2. Do you plan to have more chefs the next time around?
For 2013, we will definitely encourage even more young chefs to apply for this award so they can have the opportunity to get recognition for their talent. We felt having only 3 finalists for the live competition this year ensured it would be highly selective and manageable for the judges. That being said, we will have to evaluate what the right number of chefs is next year based on the quality of the applicant pool.
3. Which are the other contests you’ll be having to determine the awards?
We had two live competitions for the Awards – one for “Best Dessert & Pastry 2012″ and one for “Rising Star Chef 2012″. We felt these two categories would be very exciting as a live cook-off for the contestants, judges, and public, and given the nature of the category, it was also the best way to determine a true winner. Most of our other awards are being determined by general voting amongst the public.
4. Why did you feel it was important to have awards honoring Indian chefs, restaurants and food?
When we first created Varli Magazine and the Varli Food Festival, our goal was to create awareness and appreciation for Indian cuisine through different events. We worked diligently to promote the many restaurants, chefs, and dishes that make Indian food so versatile, and brought Indian cuisine to a broader audience than ever before. Now, it is time for Varli to recognize and honor those that have made an impact in the Indian culinary scene for their amazing achievements, and to give credit where it’s due. The establishments and individuals we are awarding deserve to be acknowledged for advancing Indian food on the global culinary stage, and continuing to make our world more delicious.
5. There seem to be a lot of pots cooking! What can we expect at the awards?

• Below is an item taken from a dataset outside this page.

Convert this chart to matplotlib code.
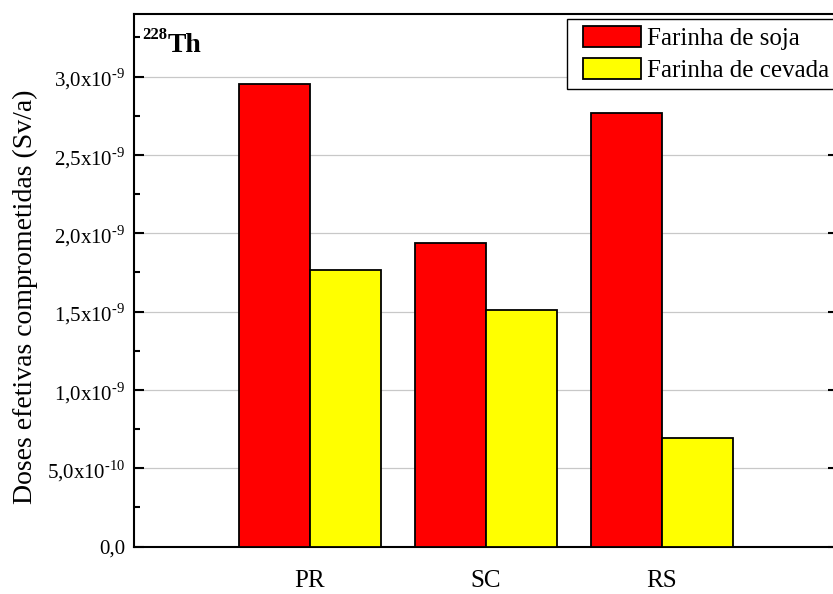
import matplotlib
matplotlib.use("Agg")
import matplotlib.pyplot as plt
from matplotlib.ticker import FixedLocator, MultipleLocator
from matplotlib.legend_handler import HandlerPatch
from matplotlib.patches import Rectangle
from matplotlib.container import BarContainer
import numpy as np

plt.rcParams['font.family'] = ['Liberation Serif', 'DejaVu Serif']
plt.rcParams['mathtext.fontset'] = 'custom'
plt.rcParams['mathtext.rm'] = 'Liberation Serif'

# Data
regions = ['PR', 'SC', 'RS']
series_names = ['Farinha de soja', 'Farinha de cevada']
soja = [2.95e-9, 1.94e-9, 2.77e-9]
cevada = [1.766e-9, 1.511e-9, 0.692e-9]
ytick_values = [0.0, 0.5e-9, 1.0e-9, 1.5e-9, 2.0e-9, 2.5e-9, 3.0e-9]
ytick_labels = ['0,0',
                r'5,0x10$^{\text{-10}}$',
                r'1,0x10$^{\text{-9}}$',
                r'1,5x10$^{\text{-9}}$',
                r'2,0x10$^{\text{-9}}$',
                r'2,5x10$^{\text{-9}}$',
                r'3,0x10$^{\text{-9}}$']

W, H = 833, 594
fig = plt.figure(figsize=(W / 100, H / 100), dpi=100)
ax = fig.add_axes([134 / W, (H - 546.6) / H, (838 - 134) / W, (546.6 - 14) / H])

x = np.arange(1, len(regions) + 1)
bw = 0.403
ax.bar(x - bw / 2, soja, width=bw, color='#ff0000', edgecolor='black',
       linewidth=1.3, label=series_names[0], zorder=3)
ax.bar(x + bw / 2, cevada, width=bw, color='#ffff00', edgecolor='black',
       linewidth=1.3, label=series_names[1], zorder=3)

ax.set_xlim(0, 4)
ax.set_ylim(0, 3.4e-9)

ax.set_xticks(x)
ax.set_xticklabels(regions, fontsize=18)
ax.tick_params(axis='x', length=0, pad=17)

ax.yaxis.set_major_locator(FixedLocator(ytick_values))
ax.set_yticklabels(ytick_labels, fontsize=15)
ax.yaxis.set_minor_locator(MultipleLocator(0.25e-9))
ax.tick_params(axis='y', which='major', direction='in', length=7.5, width=1.5,
               pad=6, right=True)
ax.tick_params(axis='y', which='minor', direction='in', length=4.5, width=1.5,
               right=False)

ax.yaxis.grid(True, which='major', color='#c8c8c8', linewidth=0.9, zorder=0)
ax.set_axisbelow(True)

for s in ax.spines.values():
    s.set_linewidth(1.5)

ax.set_ylabel('Doses efetivas comprometidas (Sv/a)', fontsize=20)
ax.yaxis.set_label_coords(38 / W, 0.5, transform=fig.transFigure)

# Nuclide tag
fig.text(142 / W, 1 - 39 / H, '228', fontsize=12, fontweight='bold',
         ha='left', va='baseline')
fig.text(168 / W, 1 - 52 / H, 'Th', fontsize=20, fontweight='bold',
         ha='left', va='baseline')


# Legend swatches sit inset from the frame's left edge
def inset_swatch(legend, orig_handle, xdescent, ydescent, width, height, fontsize):
    off = 0.34 * fontsize
    return Rectangle((-xdescent + off, -ydescent), width - off, height)


def first_bar_style(legend_handle, orig_handle):
    legend_handle.update_from(orig_handle[0])


swatch_handler = HandlerPatch(patch_func=inset_swatch, update_func=first_bar_style)

leg = ax.legend(loc='upper left', bbox_to_anchor=(567 / W, 1 - 19 / H),
                bbox_transform=fig.transFigure, borderaxespad=0,
                fontsize=18, frameon=True, fancybox=False,
                edgecolor='black', framealpha=1, handlelength=2.66,
                handleheight=0.92, handletextpad=0.26, labelspacing=0.3,
                borderpad=0.28,
                handler_map={BarContainer: swatch_handler})
leg.get_frame().set_linewidth(1.0)
leg.set_zorder(10)

fig.savefig('out.png', dpi=100)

On November 15, 2012, Varli Magazine will host the first annual Varli Culinary Awards. This will be a global awards event honoring the “Best” global culinary talent in an array of categories related to Indian cuisine. There are three different types of awards: ‘People’s Choice’ , categories determined by a ‘Panel of Judges’ and ‘Varli’s Choice’. Other Award categories include Best Chef of the Year, Best Cookbook and Best Restaurant. The panel of celebrity judges include Food Network’s Amanda Freitag who will oversee the voting process. Master Chef Sanjeev Kapoor will host the Awards Gala and noted Indian-American actor Manu Narayan will be the co-host.